Something to bear in mind with low-light shots using the flash is that the in-built flash gun on most cameras, whilst powerful enough to give you a good catch shot, does not have a particularly wide angle beam. This can mean that the head and tail of the fish can appear darker than the angler and the centre of the fish – not ideal. If this is a problem then try moving slightly further away from the subject and zooming in a little. I find that setting the zoom to around 50mm will give you a more even spread from the flash than coming in closer.
A powerful external flash gun with a wider angle beam is a good accessory to add to your wish list, but are expensive, at often £100 plus. If you are planning on doing a lot of photography then it is a must-have though, as you will soon find that the built-in flash becomes limiting.
Shoe on the other foot
Every so often I get a bit complacent and get a passing dog walker, or other stranger to take some shots for me. This normally serves as a good reminder of how not to take a picture!
You can though get a mate to take good shots of you with a fish by following pretty much the same rules as I’ve outlined above. What I do in this situation is get my friend to kneel in the position that I will be in with the fish, set everything up for them and then carefully swap places. This is not a lot different from a self-take, but does mean you don’t have to worry about remotely firing the camera, and of course if you ask them, they will tell you how exactly to hold the fish to best effect.

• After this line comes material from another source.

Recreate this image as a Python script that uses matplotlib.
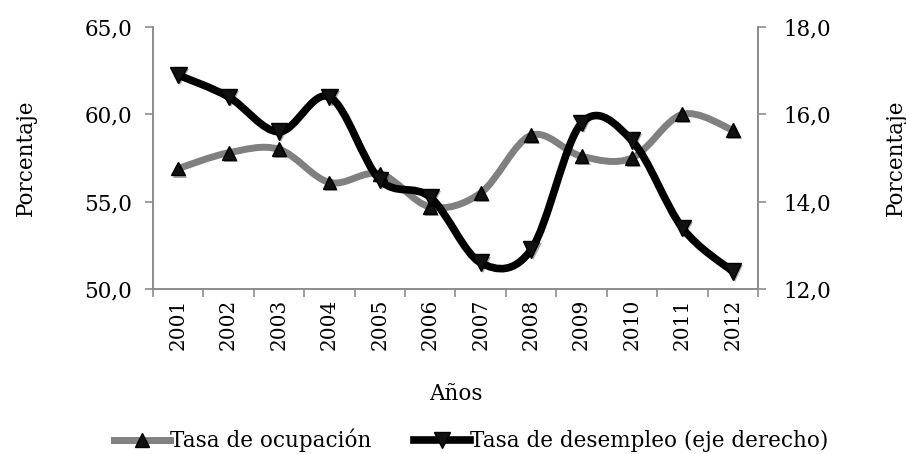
import numpy as np
import matplotlib
matplotlib.use("Agg")
import matplotlib.pyplot as plt
import matplotlib.patheffects as pe
from matplotlib.path import Path
from matplotlib.patches import PathPatch
from matplotlib.lines import Line2D

years = ["2001", "2002", "2003", "2004", "2005", "2006",
         "2007", "2008", "2009", "2010", "2011", "2012"]
ocupacion = [56.9, 57.8, 58.0, 56.1, 56.6, 54.7, 55.5, 58.8, 57.6, 57.5, 60.0, 59.1]
desempleo = [16.9, 16.4, 15.6, 16.4, 14.5, 14.1, 12.6, 12.9, 15.8, 15.4, 13.4, 12.4]

left_ticks = [50.0, 55.0, 60.0, 65.0]
right_ticks = [12.0, 14.0, 16.0, 18.0]

GRAY = "#808080"
AXIS = "#8c8c8c"
FS = 15.5
plt.rcParams["font.family"] = ["DejaVu Serif"]

shadow = [pe.SimplePatchShadow(offset=(1.5, -1.5), alpha=0.35), pe.Normal()]


def smooth_path(x, y):
    """Excel-like smoothed line as cubic Bezier segments."""
    x = np.asarray(x, float)
    y = np.asarray(y, float)
    n = len(x)
    verts = [(x[0], y[0])]
    codes = [Path.MOVETO]
    for i in range(n - 1):
        p0 = i - 1 if i > 0 else i
        p3 = i + 2 if i + 2 < n else i + 1
        c1 = (x[i] + (x[i + 1] - x[p0]) / 6, y[i] + (y[i + 1] - y[p0]) / 6)
        c2 = (x[i + 1] - (x[p3] - x[i]) / 6, y[i + 1] - (y[p3] - y[i]) / 6)
        verts += [c1, c2, (x[i + 1], y[i + 1])]
        codes += [Path.CURVE4] * 3
    return Path(verts, codes)


fig = plt.figure(figsize=(9.06, 4.54), dpi=100)
ax = fig.add_axes([0.1689, 0.3634, 0.6677, 0.5771])
ax2 = ax.twinx()

xs = np.arange(len(years))

ax.add_patch(PathPatch(smooth_path(xs, ocupacion), fill=False, edgecolor=GRAY,
                       lw=5, capstyle="round", joinstyle="round", zorder=2))
ax.plot(xs, ocupacion, ls="none", marker="^", ms=10, color="#111111",
        mec="#000000", zorder=3, path_effects=shadow)

ax2.add_patch(PathPatch(smooth_path(xs, desempleo), fill=False, edgecolor="black",
                        lw=5.5, capstyle="round", joinstyle="round", zorder=2))
ax2.plot(xs, desempleo, ls="none", marker="v", ms=12, color="#111111",
         mec="#000000", zorder=3, path_effects=shadow)

ax.set_xlim(-0.5, len(years) - 0.5)
ax.set_ylim(50, 65)
ax2.set_ylim(12, 18)
ax.set_yticks(left_ticks)
ax.set_yticklabels([f"{v:.1f}".replace(".", ",") for v in left_ticks])
ax2.set_yticks(right_ticks)
ax2.set_yticklabels([f"{v:.1f}".replace(".", ",") for v in right_ticks])

ax.set_xticks(xs)
ax.set_xticklabels(years, rotation=90)
ax.set_xticks(np.arange(-0.5, len(years)), minor=True)
ax.tick_params(axis="x", which="major", length=0, pad=7, labelsize=14.5)
ax.tick_params(axis="x", which="minor", length=6, color=AXIS, width=1.2)

for a in (ax, ax2):
    a.spines["top"].set_visible(False)
    for s in ("left", "right", "bottom"):
        a.spines[s].set_color(AXIS)
        a.spines[s].set_linewidth(1.2)
ax.tick_params(axis="y", length=6, color=AXIS, width=1.2, labelsize=FS, pad=9)
ax2.tick_params(axis="y", length=6, color=AXIS, width=1.2, labelsize=FS, pad=12)

ax.set_ylabel("Porcentaje", fontsize=FS, labelpad=34)
ax2.set_ylabel("Porcentaje", fontsize=FS, rotation=90, labelpad=39)
ax.set_xlabel("Años", fontsize=FS, labelpad=24)

handles = [
    Line2D([], [], color=GRAY, lw=5, marker="^", ms=10, mfc="#111111", mec="black"),
    Line2D([], [], color="black", lw=5.5, marker="v", ms=12, mfc="#111111", mec="black"),
]
fig.legend(handles, ["Tasa de ocupación", "Tasa de desempleo (eje derecho)"],
           loc="center", bbox_to_anchor=(0.52, 0.03), ncol=2, frameon=False,
           fontsize=FS, handlelength=2.6, handletextpad=0.0, columnspacing=2.0)

fig.savefig("out.png", dpi=100)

There really is no reason why any of us can’t get great catch shots of our mates. Rushing things, especially if the adrenalin is pumping after landing a big fish, is the only stumbling block, so give the fish and yourself a rest. Get everything set up first, and get the fish back quickly and you will not go far wrong. The next step on from this is getting decent shots when you are on the bank all alone, and we will cover this slightly trickier subject next month.